En época de Felipe II, los castellanos encontraron en las montañas orientales poblados llenos de mujeres, sin hombres ni niños; no eran tan terribles como las amazonas que vio o acaso soñó Orellana. Las llevaron a la costa para que trabajaran en las haciendas, pero aquellas viejas murieron pronto: así desapareció la raza taína.
Más éxito tuvo Hatuey escondiendo el oro. Dijo que lo arrojaría al mar y que allí tendrían que buscarlo los castellanos. Poblado por poblado, bohío por bohío, recogió todo el que los taínos habían encontrado durante siglos a orillas de ríos y arroyos.
Algún renegado comunicó a los extranjeros los planes de Hatuey. El cacique taíno cayó en una celada y los castellanos comenzaron a torturarle: primero le prometieron que le perdonarían la vida si les decía dónde estaba el oro; más tarde, que dejarían de atormentarle, que le matarían sin causarle más dolor. Hatuey no habló.
Cuando le pusieron en la hoguera, aún le dieron la última oportunidad de descubrir el escondite del oro. Hatuey reía, insultaba a los castellanos y cantaba. Murió entonando una oración fúnebre que le había enseñado su padre, allí en la lejana Quisqueya.

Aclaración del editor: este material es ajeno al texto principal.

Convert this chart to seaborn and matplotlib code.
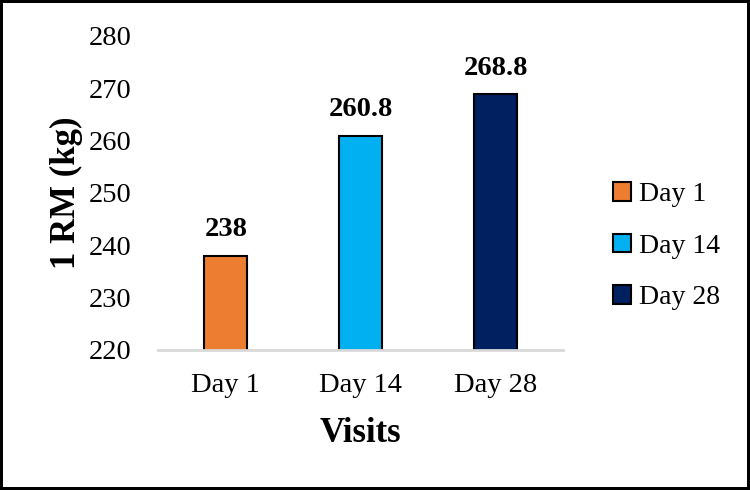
import matplotlib
matplotlib.use("Agg")
import matplotlib.pyplot as plt
import seaborn as sns
import pandas as pd

categories = ["Day 1", "Day 14", "Day 28"]
values = [238, 260.8, 268.8]
labels = ["238", "260.8", "268.8"]
colors = ["#ED7D31", "#00B0F0", "#002060"]
yticks = [220, 230, 240, 250, 260, 270, 280]

sns.set_theme(style="white")
plt.rcParams["font.family"] = ["Liberation Serif", "DejaVu Serif"]
plt.rcParams["text.color"] = "black"
plt.rcParams["axes.labelcolor"] = "black"
plt.rcParams["xtick.color"] = "black"
plt.rcParams["ytick.color"] = "black"

df = pd.DataFrame({"Visit": categories, "RM": values})

fig = plt.figure(figsize=(7.5, 4.9), dpi=100, linewidth=3, edgecolor="black")
ax = fig.add_axes([0.211, 0.286, 0.54, 0.641])

sns.barplot(data=df, x="Visit", y="RM", hue="Visit", palette=colors,
            hue_order=categories, order=categories, dodge=False, width=0.32,
            saturation=1, edgecolor="black", linewidth=1.5, ax=ax, legend=True)

ax.set_ylim(220, 280)
ax.set_yticks(yticks)
ax.set_yticklabels([str(t) for t in yticks], fontsize=20.5)
ax.tick_params(axis="x", labelsize=20.5, pad=17, length=0, colors="black")
ax.tick_params(axis="y", length=0, pad=19, colors="black")
for s in ["top", "right", "left"]:
    ax.spines[s].set_visible(False)
ax.spines["bottom"].set_color("#D9D9D9")
ax.spines["bottom"].set_linewidth(2)

for i, (v, lab) in enumerate(zip(values, labels)):
    ax.annotate(lab, xy=(i, v), xytext=(0, 10), textcoords="offset points",
                ha="center", va="bottom", fontsize=20.5, fontweight="bold",
                color="black")

ax.set_xlabel("Visits", fontsize=25, fontweight="bold", labelpad=13, color="black")
ax.set_ylabel("1 RM (kg)", fontsize=25, fontweight="bold", labelpad=4, color="black")

handles, lbls = ax.get_legend_handles_labels()
leg = ax.legend(handles, lbls, loc="center left", bbox_to_anchor=(1.06, 0.33),
                frameon=False, fontsize=20, handlelength=0.65, handleheight=0.65,
                handletextpad=0.3, labelspacing=0.95)
for t in leg.get_texts():
    t.set_color("black")

fig.savefig("out.png", dpi=100, edgecolor=fig.get_edgecolor())
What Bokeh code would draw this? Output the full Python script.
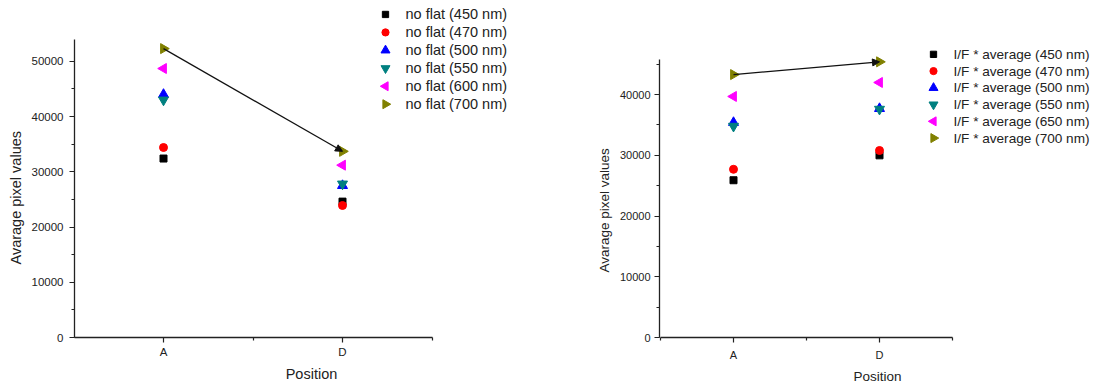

En los años siguientes, los castellanos trataron de descubrir el tesoro de Hatuey, hasta que Diego Velázquez, cansado, prohibió que se hablara de ese oro: se azotaba a aquellos borrachos que en las tabernas hablaban del tesoro taíno. Eso no impidió que más y más castellanos llegaran a Cuba atraídos por la promesa del oro; muchos de ellos se unieron a Cortés.
Algunos, aún hoy, siguen buscando el oro de Hatuey.